Imagine that all races have Gaussian IQ distributions with the same standard deviation, but different means, and consider just the population of people whose IQs are above 132 (‘geniuses’ for this comment). In such a model, the mean IQ of black geniuses will be smaller than the mean IQ of white geniuses which will be smaller than the mean IQ of Jewish geniuses- so even knowing a lower bound for IQ won’t screen off the evidence provided by race!
Huh, sure, if the likelihood is a reversed Heaviside step. If the likelihood is itself a Gaussian, then the posterior is a Gaussian whose mean is the weighed average of that of the prior and that of the likelihood, weighed by the inverse squared standard deviations. So even if the st.dev. of the likelihood was half that of the prior for each race, the difference in posterior means would shrink by five times.
Right- there’s lots of information out there that will narrow your IQ estimate of someone else more than their race will, like that they’re a professional physicist or member of MENSA, but evidence only becomes worthless when it’s independent of the quantity you’re interested in given the other things you know.
Can you give an example of evidence becoming worthless? (I can’t think of any.)
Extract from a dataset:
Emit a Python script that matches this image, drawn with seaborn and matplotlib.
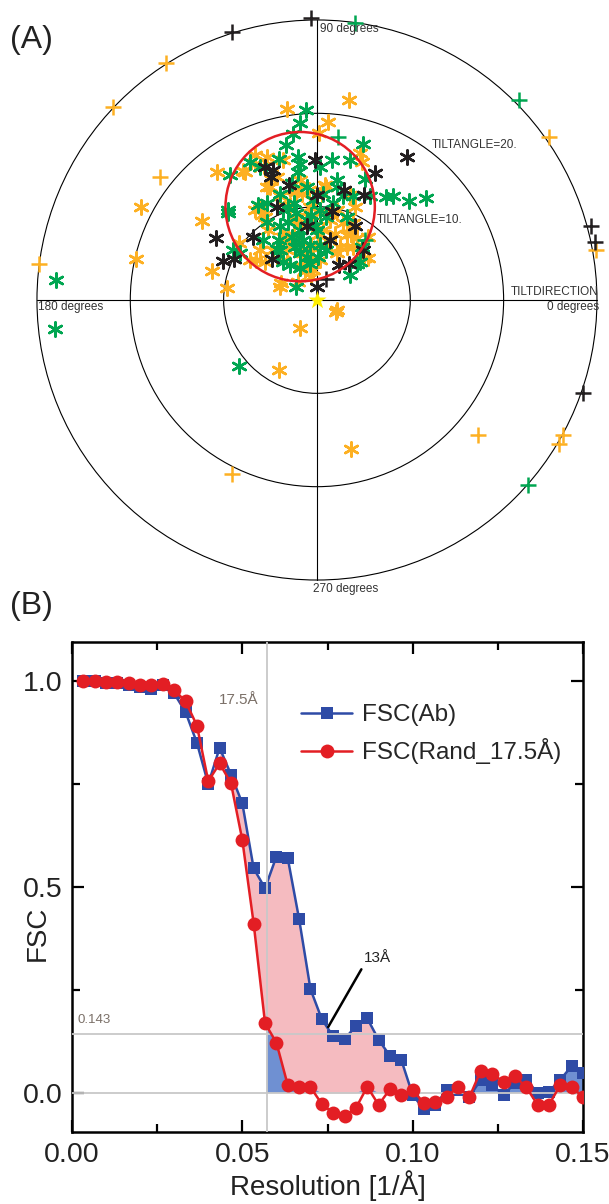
import numpy as np
import pandas as pd
import matplotlib
matplotlib.use("Agg")
import matplotlib.pyplot as plt
from matplotlib.patches import Circle
from matplotlib.ticker import MultipleLocator, FormatStrFormatter
import seaborn as sns

# ---------------- panel A: tilt pairs, (x, y) components of tilt in degrees
orange_star = [(3.4, 21.4), (-18.9, 10.0), (-12.3, 8.5), (-11.2, 3.1), (-9.6, 1.3), (-3.2, 20.5),
               (1.2, 19.1), (2.0, -1.3), (2.2, -1.1), (-1.8, -3.0), (-4.1, -7.5), (3.6, -16.0),
               (-19.4, 4.4), (0.2, 17.9), (-6.6, 15.5), (-10.7, 13.7), (-7.9, 13.8), (-5.7, 14.4),
               (4.6, 15.7), (-3.6, 15.0), (-8.4, 6.1), (-6.1, 5.4), (-6.5, 4.3), (-4.0, 1.4),
               (-2.0, 1.9), (-0.4, 3.2), (5.5, 4.5), (5.5, 6.8), (3.9, 5.7), (3.5, 11.2),
               (4.1, 10.0), (2.8, 8.2), (3.2, 7.0), (2.5, 5.7), (2.1, 5.0), (1.0, 12.1),
               (-1.8, 12.9), (-4.3, 13.2), (-5.0, 12.1), (-4.0, 11.1), (-6.1, 9.8), (-5.6, 8.9),
               (-5.2, 7.5), (-3.6, 6.8), (-2.2, 8.6), (-2.9, 6.4), (-1.5, 5.0), (-0.6, 4.3),
               (0.3, 7.1), (0.3, 9.3), (-0.7, 10.0), (1.4, 9.3), (1.9, 7.1), (0.3, 4.3),
               (-1.6, 3.6), (-0.6, 5.7), (-2.2, 11.6), (-0.9, 11.8), (0.5, 11.4), (-7.7, 13.7),
               (-6.6, 14.6), (-4.9, 13.0), (-5.4, 12.1), (-6.6, 9.6), (-5.9, 9.1), (-7.2, 4.3),
               (-5.6, 4.1), (-3.8, 1.8), (-2.5, 11.8), (-1.6, 11.4), (0.9, 12.3), (2.1, 9.6),
               (1.4, 8.6), (0.7, 7.5), (3.2, 5.7), (3.7, 7.1), (3.9, 8.2), (4.3, 6.6),
               (5.0, 4.5), (-3.1, 7.1), (-2.4, 6.2), (-3.2, 5.4), (-0.7, 5.0), (-1.3, 3.2),
               (-0.6, 2.5), (-3.6, 4.3), (-4.7, 5.4), (-2.4, 8.9), (-0.9, 8.9), (0.1, 7.0),
               (4.8, 14.8), (-5.4, 15.3), (-0.2, 8.0), (0.9, 5.9), (-1.8, 8.0), (-2.9, 10.2)]
green_star = [(-28.0, 2.1), (-28.1, -3.1), (-8.4, -7.1), (11.7, 10.9), (9.9, 10.6), (8.1, 11.1),
              (7.4, 11.0), (4.9, 16.7), (-1.2, 20.4), (-1.8, 19.0), (-2.6, 17.8), (-3.3, 16.6),
              (1.6, 15.0), (3.5, 15.0), (0.3, 14.2), (-2.0, 15.3), (-1.8, 14.6), (-2.0, 13.7),
              (-4.1, 15.1), (-7.2, 14.8), (-9.3, 13.4), (5.1, 13.0), (2.1, 12.9), (-9.5, 9.6),
              (-9.5, 9.3), (-6.3, 10.2), (-4.0, 11.4), (-3.1, 10.0), (-2.2, 9.3), (-1.1, 8.6),
              (-1.8, 7.5), (-2.4, 5.7), (-4.0, 7.9), (-4.1, 6.4), (-4.3, 5.5), (-3.6, 4.1),
              (-1.8, 3.4), (-1.1, 4.6), (0.3, 5.9), (1.0, 5.4), (0.0, 7.5), (1.0, 8.9),
              (2.1, 12.1), (1.7, 10.4), (3.2, 8.9), (4.6, 4.1), (3.5, 2.7), (3.9, 11.1),
              (5.7, 11.1), (-2.2, 1.4), (-9.0, 5.4), (-8.2, 5.0), (-5.4, 10.4), (-3.6, 9.6),
              (-2.5, 10.4), (-0.4, 10.7), (0.7, 11.4), (2.8, 11.1), (-2.7, 6.8), (-4.0, 5.4),
              (-1.8, 5.0), (-0.7, 5.9), (0.1, 4.6), (4.3, 3.9), (4.8, 5.7), (-5.4, 8.4),
              (-5.8, 6.4), (-0.7, 3.9), (-6.1, 14.3), (-2.7, 12.5), (-1.1, 12.1), (0.3, 9.6),
              (-0.2, 7.9), (-3.1, 8.4), (-1.5, 6.4), (-0.6, 9.1), (-2.9, 3.7)]
black_star = [(9.7, 15.3), (-10.8, 6.6), (-10.1, 4.2), (-8.9, 4.4), (-6.9, 6.7), (6.2, 13.6),
              (5.0, 11.3), (-0.2, 15.0), (0.0, 1.4), (-4.8, 4.4), (2.4, 3.7), (3.4, 3.9),
              (4.9, 5.4), (4.1, 7.9), (2.9, 11.8), (-3.0, 12.3), (-4.7, 13.9), (-5.6, 14.3),
              (-4.9, 13.2), (0.0, 11.2), (-4.3, 10.0), (1.6, 9.5), (-1.1, 7.9), (1.4, 6.4)]
black_plus = [(-0.6, 30.2), (-9.1, 28.7), (29.4, 7.9), (29.8, 6.2), (28.5, -10.0), (1.0, 2.3)]
green_plus = [(4.1, 29.7), (21.6, 21.4), (2.3, 17.5), (5.1, 6.4), (22.6, -19.8)]
orange_plus = [(-16.2, 25.4), (-21.8, 20.7), (-16.8, 13.2), (-29.8, 3.9), (24.9, 17.5),
               (29.9, 5.4), (17.3, -14.5), (26.4, -14.5), (25.9, -15.4), (-9.1, -18.6)]
reference_tilt = [(0.0, 0.0)]
mean_circle = (-1.8, 10.0, 8.0)   # centre x, centre y, radius (degrees)
tilt_rings = [10, 20, 30]

# ---------------- panel B: FSC curves
resolution = [0.00333, 0.00667, 0.01, 0.01333, 0.01667, 0.02, 0.02333, 0.02667, 0.03, 0.03333,
              0.03667, 0.04, 0.04333, 0.04667, 0.05, 0.05333, 0.05667, 0.06, 0.06333, 0.06667,
              0.07, 0.07333, 0.07667, 0.08, 0.08333, 0.08667, 0.09, 0.09333, 0.09667, 0.1,
              0.10333, 0.10667, 0.11, 0.11333, 0.11667, 0.12, 0.12333, 0.12667, 0.13, 0.13333,
              0.13667, 0.14, 0.14333, 0.14667, 0.15]
fsc_ab = [1.0, 1.0, 0.995, 0.995, 0.99, 0.985, 0.98, 0.99, 0.97, 0.925,
          0.85, 0.75, 0.838, 0.773, 0.703, 0.545, 0.497, 0.574, 0.57, 0.422,
          0.252, 0.179, 0.137, 0.13, 0.163, 0.181, 0.129, 0.09, 0.08, -0.005,
          -0.04, -0.03, 0.007, 0.007, -0.009, 0.032, 0.019, -0.005, 0.024, 0.032,
          0.0, 0.003, 0.032, 0.065, 0.048]
fsc_rand = [1.0, 1.0, 0.998, 0.997, 0.995, 0.99, 0.99, 0.992, 0.978, 0.951,
            0.892, 0.757, 0.8, 0.752, 0.614, 0.411, 0.169, 0.122, 0.019, 0.014,
            0.014, -0.027, -0.049, -0.057, -0.037, 0.015, -0.029, 0.009, -0.005, 0.007,
            -0.025, -0.023, -0.009, 0.014, -0.01, 0.054, 0.046, 0.027, 0.04, 0.014,
            -0.029, -0.029, 0.019, 0.014, -0.01]
cutoff_res = 1 / 17.5
threshold = 0.143

ORANGE, GREEN, BLACK = "#FDB022", "#00A651", "#231F20"
BLUE, RED = "#2E4BA6", "#E31E24"

sns.set_theme(style="white")
plt.rcParams["font.family"] = ["Liberation Sans", "DejaVu Sans"]

fig = plt.figure(figsize=(6.09, 12.04), dpi=100)

# ===== panel A
axA = fig.add_axes([0, 1 - 600 / 1204, 1, 600 / 1204])
axA.set_xlim(-33.96, 31.29)
axA.set_ylim(-32.14, 32.14)
axA.axis("off")
for r in tilt_rings:
    axA.add_patch(Circle((0, 0), r, fill=False, ec="black", lw=0.8, zorder=1))
axA.plot([-30, 30], [0, 0], color="black", lw=0.8, zorder=1)
axA.plot([0, 0], [-30, 30], color="black", lw=0.8, zorder=1)

asterisk = (6, 2, 0)
groups = [(orange_star, ORANGE, asterisk, 105), (green_star, GREEN, asterisk, 105),
          (black_star, BLACK, asterisk, 105), (orange_plus, ORANGE, "+", 140),
          (green_plus, GREEN, "+", 140), (black_plus, BLACK, "+", 140)]
for pts, col, mk, size in groups:
    df = pd.DataFrame(pts, columns=["tx", "ty"])
    sns.scatterplot(data=df, x="tx", y="ty", color=col, marker=mk, s=size,
                    linewidth=1.8, ax=axA, legend=False, zorder=3)
ref = pd.DataFrame(reference_tilt, columns=["tx", "ty"])
sns.scatterplot(data=ref, x="tx", y="ty", color="#FFEE00", marker="*", s=190,
                linewidth=0, ax=axA, legend=False, zorder=5)
axA.add_patch(Circle(mean_circle[:2], mean_circle[2], fill=False, ec=RED, lw=1.8, zorder=4))

tcol = "#333333"
axA.text(0.3, 29.0, "90 degrees", fontsize=8.5, color=tcol, ha="left", va="center")
axA.text(-29.9, -0.7, "180 degrees", fontsize=8.5, color=tcol, ha="left", va="center")
axA.text(30.2, -0.7, "0 degrees", fontsize=8.5, color=tcol, ha="right", va="center")
axA.text(-0.4, -31.0, "270 degrees", fontsize=8.5, color=tcol, ha="left", va="center")
axA.text(12.3, 16.6, "TILTANGLE=20.", fontsize=8.5, color=tcol, ha="left", va="center")
axA.text(6.4, 8.6, "TILTANGLE=10.", fontsize=8.5, color=tcol, ha="left", va="center")
axA.text(30.2, 0.9, "TILTDIRECTION", fontsize=8.5, color=tcol, ha="right", va="center")
fig.text(10 / 609, 1 - 40 / 1204, "(A)", fontsize=23, color="#222222", ha="left", va="center")
fig.text(10 / 609, 1 - 606 / 1204, "(B)", fontsize=23, color="#222222", ha="left", va="center")

# ===== panel B
axB = fig.add_axes([72 / 609, 1 - 1132 / 1204, 511 / 609, 490 / 1204])
res = np.array(resolution)
ab = np.array(fsc_ab)
rnd = np.array(fsc_rand)

# light blue: area under FSC(Ab) beyond the 17.5 A cut-off
xs = np.concatenate([[cutoff_res], res[res > cutoff_res]])
ab_s = np.interp(xs, res, ab)
axB.fill_between(xs, 0, ab_s, where=ab_s > 0, interpolate=True, color="#6F90D2",
                 lw=0, zorder=1)
# pink: gain of FSC(Ab) over the randomised map
low = np.maximum(rnd, 0)
sel = (res >= 0.043) & (res <= 0.1001)
axB.fill_between(res[sel], low[sel], ab[sel], where=ab[sel] > low[sel], interpolate=True,
                 color="#F5BBC0", lw=0, zorder=1.5)

sns.lineplot(x=res, y=ab, color=BLUE, lw=1.8, marker="s", markersize=8, markeredgewidth=0,
             label="FSC(Ab)", ax=axB, zorder=3)
sns.lineplot(x=res, y=rnd, color=RED, lw=1.8, marker="o", markersize=10, markeredgewidth=0,
             label="FSC(Rand_17.5Å)", ax=axB, zorder=4)

gcol = "#C8C8C8"
axB.axhline(threshold, color=gcol, lw=1.3, zorder=3.5)
axB.axhline(0, color=gcol, lw=1.3, zorder=3.5)
axB.axvline(cutoff_res, color=gcol, lw=1.3, zorder=3.5)

axB.text(0.0546, 0.955, "17.5Å", fontsize=11, color="#7B7068", ha="right", va="center")
axB.text(0.0015, 0.177, "0.143", fontsize=9.5, color="#7B7068", ha="left", va="center")
axB.annotate("13Å", xy=(0.0752, 0.16), xytext=(0.0857, 0.328), fontsize=11, color="#222222",
             ha="left", va="center",
             arrowprops=dict(arrowstyle="-", lw=1.8, color="black", relpos=(0.0, 0.0),
                             shrinkA=1, shrinkB=0))

axB.set_xlim(0, 0.15)
axB.set_ylim(-0.095, 1.095)
axB.xaxis.set_major_locator(MultipleLocator(0.05))
axB.xaxis.set_minor_locator(MultipleLocator(0.025))
axB.yaxis.set_major_locator(MultipleLocator(0.5))
axB.yaxis.set_minor_locator(MultipleLocator(0.25))
axB.xaxis.set_major_formatter(FormatStrFormatter("%.2f"))
axB.yaxis.set_major_formatter(FormatStrFormatter("%.1f"))
axB.tick_params(which="both", direction="in", top=True, right=True, bottom=True, left=True,
                width=1.6, color="black", labelsize=20.5, labelcolor="#222222", pad=7)
axB.tick_params(which="major", length=8.5)
axB.tick_params(which="minor", length=5.5)
for sp in axB.spines.values():
    sp.set_color("black")
    sp.set_linewidth(1.8)
axB.set_xlabel("Resolution [1/Å]", fontsize=20, color="#222222", labelpad=2)
axB.set_ylabel("")
axB.text(-0.068, 0.405, "FSC", transform=axB.transAxes, rotation=90, fontsize=20,
         color="#222222", ha="center", va="center")

axB.legend(loc="upper left", bbox_to_anchor=(0.43, 0.893), frameon=False, fontsize=17.5,
           handlelength=2.1, handletextpad=0.4, labelspacing=0.5, borderaxespad=0)

fig.savefig("out.png", dpi=100)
You have a theory that a certain kind of building is highly prone to fire. You see a news report that mentions that a building of that kind has burnt down on Main Street. The news report supports your theory—unless you were a witness to the fire the previous night.
If you were promoting the theory before that point, the police may still have some pointed questions to ask you.
I’m talking about how valuable the evidence is to you, the theory-promoter. If you were there, then the news report tells you nothing you didn’t already know.
I understood your point. I was simply making a joke.
In this case, if the news report is consistent with my recollections, it seems that is evidence of the reliability of the news, and of the reliability of my memory, and additional evidence that the event actually occurred that way.
No?
Yeah, true. But having been there the previous night, and making good observations the previous night, certainly makes the news report go from pretty strong evidence to almost nothing.
EDIT: Really the important thing I think, is that if your observations are good enough than the evidence from the news report is “worthless”, in the sense that you shouldn’t pay to find out whether there was a news report that backs up your observations. It’s not worth the time it takes to hear it..
Hm.
Maybe I’m missing your point altogether, but it seems this is only true if the only thing I care about is the truth of that one theory of mine. If I also care about, for example, whether news reports are typically reliable, then suddenly the news report is worth a lot more.
But, sure, given that premise, I agree.
Suppose A gives me information about B, and B gives me information about C; they’re dependent. (Remember, probabilistic dependence is always mutual.) A gives me information about C (through B) only if I don’t know B. If I know B, then A is conditionally independent of C, and so learning A tells me nothing about C.
So essentially… a new fact is useless only if it’s a subset of knowledge you already have?
That seems like a fine way to put it.